There were times during my first six weeks when I really thought I was going
to be a listener on the sats for the rest of my life! Patience, as always,
is a virtue.
73, Howard G6LVB
----- Original Message -----
From: Tony Langdon <tlangdon@atctraining.com.au>
To: <kk5do@AMSAT.Org>; Bob Bruninga <bruninga@nadn.navy.mil>;
<amsat-bb@AMSAT.Org>
Sent: Thursday, June 01, 2000 4:17 AM
Subject: RE: [amsat-bb] FM - APRS Satellites
> > bob does a great job with his aprs. but i would like to
> > remind all those that
> > have not operated through a satellite before that you
> > ***MUST*** hear the
> > downlink before you even think of keying your transmitter. If
> > you do not hear
> > anything on the downlink, then you are either listening to the wrong
> > frequency, the wrong satellite or have your pass times wrong.

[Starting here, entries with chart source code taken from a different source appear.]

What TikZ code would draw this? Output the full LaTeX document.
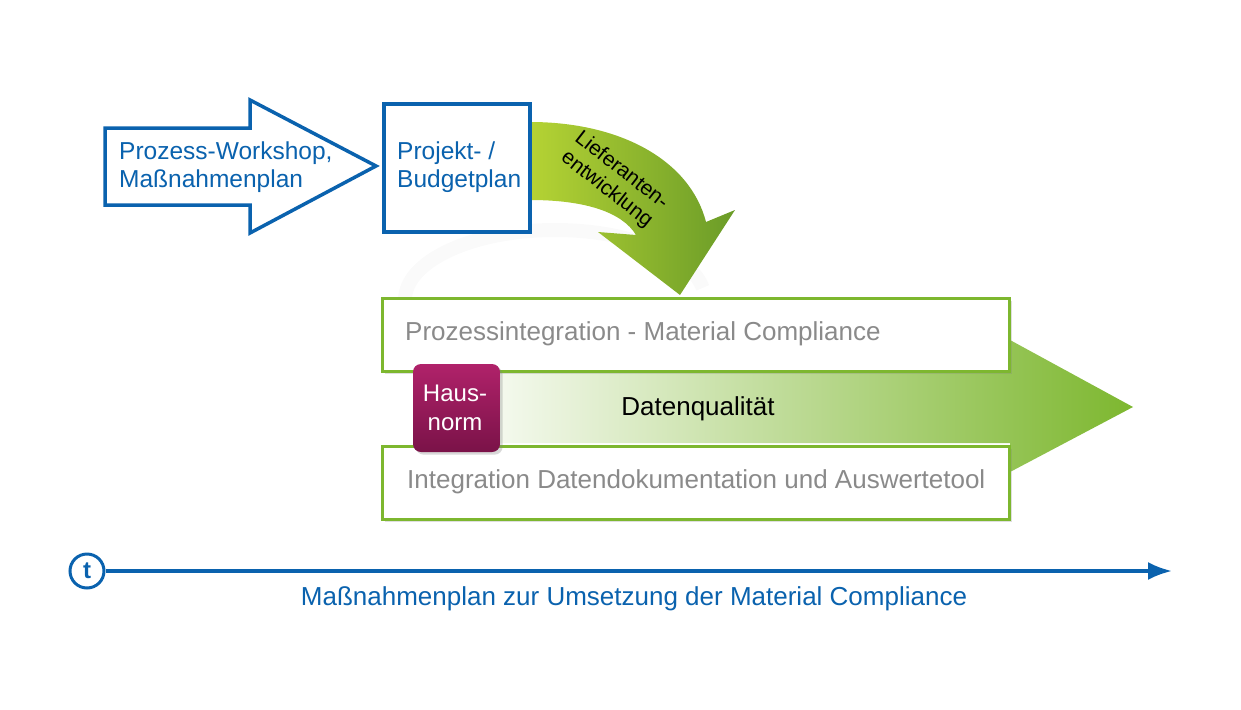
\documentclass[tikz,border=0pt]{standalone}
\usepackage{fontspec}
\setmainfont{Liberation Sans}
\usetikzlibrary{shadows,fadings,arrows.meta}
\definecolor{myblue}{HTML}{0A62AE}
\definecolor{mygreen}{HTML}{7DB72F}
\definecolor{lgreen}{HTML}{B5D334}
\definecolor{mygray}{HTML}{8A8A8A}
\definecolor{purpA}{HTML}{B0226A}
\definecolor{purpB}{HTML}{7A1248}
\begin{document}
\begin{tikzpicture}[x=1pt,y=-1pt,
  txt/.style={font=\fontsize{26}{28}\selectfont, align=left, inner sep=0},
  ttxt/.style={font=\fontsize{24.5}{28}\selectfont, align=left, inner sep=0},
  gbox/.style={draw=mygreen, line width=3pt, fill=white, drop shadow={opacity=0.25}}]
\useasboundingbox (0,0) rectangle (1241,709);
% faint ring
\draw[gray!4, line width=14pt] (405,300) arc[start angle=180,end angle=10,x radius=150,y radius=-70];
% big green arrow
\shade[left color=white, right color=mygreen]
  (440,372) -- (1010,372) -- (1010,340) -- (1133,407) -- (1010,472) -- (1010,443) -- (440,443) -- cycle;
\node[gbox, minimum width=627pt, minimum height=73pt, anchor=north west] (b1) at (381,297) {};
\node[txt, text=mygray, anchor=west] (t1) at (405,334) {Prozessintegration - Material Compliance};
\node[gbox, minimum width=627pt, minimum height=73pt, anchor=north west] (b2) at (381,445) {};
\node[txt, text=mygray, anchor=west] (t2) at (407,482) {Integration Datendokumentation und Auswertetool};
\node[txt, anchor=center] (dq) at (698,409) {Datenqualität};
% Hausnorm
\shade[top color=purpA, bottom color=purpB, rounded corners=8pt, drop shadow={opacity=0.3}]
  (413,364) rectangle (500,452);
\node[ttxt, text=white, align=center, font=\fontsize{24}{29}\selectfont] (hn) at (455,408) {Haus-\\norm};
% blue arrow
\draw[myblue, line width=3.5pt, fill=white, line join=miter]
  (105,128) -- (250,128) -- (250,100) -- (376,166) -- (250,233) -- (250,205) -- (105,205) -- cycle;
\node[ttxt, text=myblue, anchor=west] (pw) at (119,167) {Prozess-Workshop,\\Maßnahmenplan};
% curved green arrow
\shade[left color=lgreen, right color=mygreen!85!black]
  (530,122) .. controls (620,122) and (690,160) .. (706,222)
  -- (735,210) -- (680,295) -- (598,232) -- (636,235)
  .. controls (622,212) and (585,200) .. (530,200) -- cycle;
\node[font=\fontsize{21}{24}\selectfont, align=center, rotate=-38, inner sep=0] (lf) at (614,180) {Lieferanten-\\entwicklung};
% Projekt box
\node[draw=myblue, line width=3.5pt, fill=white, minimum width=146pt, minimum height=128pt, anchor=north west, drop shadow={opacity=0.3}] (pb) at (382,102) {};
\node[ttxt, text=myblue, anchor=west] (pt) at (397,167) {Projekt- /\\Budgetplan};
% timeline
\node[circle, draw=myblue, line width=3pt, minimum size=34pt, inner sep=0, text=myblue, font=\fontsize{24}{24}\selectfont\bfseries] (tc) at (87,571) {t};
\coordinate (te) at (1172,571);
\draw[myblue, line width=3.5pt, -{Latex[length=24pt,width=18pt]}] (tc) -- (te);
\node[txt, text=myblue] (tl) at (634,599) {Maßnahmenplan zur Umsetzung der Material Compliance};
\end{tikzpicture}
\end{document}
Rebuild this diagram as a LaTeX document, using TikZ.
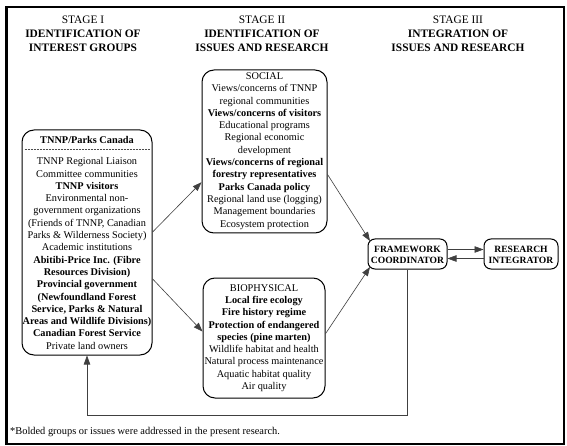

The LEO
> > satellites are extremely busy birds and at any one time,
> > there are no less
> > that 25 people on them. If you transmit without hearing any
> > of these people,
> > then you will be causing QRM.
>
> I have to second this. I have heard many stations over time come up and
> clobber a QSO in progress, because they couldn't hear the downlink. The
> other night, after a UO-14 pass, I caught one of those stations and had a
> friendly word with him, offered a few pointers and he's going to work on
his
> station and give it another go. :-)
>
> > Today, there was a person calling CQ on UO-14. (not an aprs
> > problem) You
> > knew that he could not hear the downlink because if he did,
> > he would have
> > heard the dozen or so that came back to him. I found his
> > email and sent him
> > a polite notice about hearing the downlink before he
> > transmits. He responded
> > that he had a new Yaesu 847 radio and was new to satellites
> > and did not
> > know how to get the receive to work yet.
>
> We have a few stations here on both of the FM birds that seem to have
> downlink trouble. It only slows up the pass for everyone else.
>
> Anyway, I did write a piece on this topic last year. People may be
> interested in http://www.qsl.net/vk3jed/satiquette.html, to pass onto
> prospective and new FM satellite operators.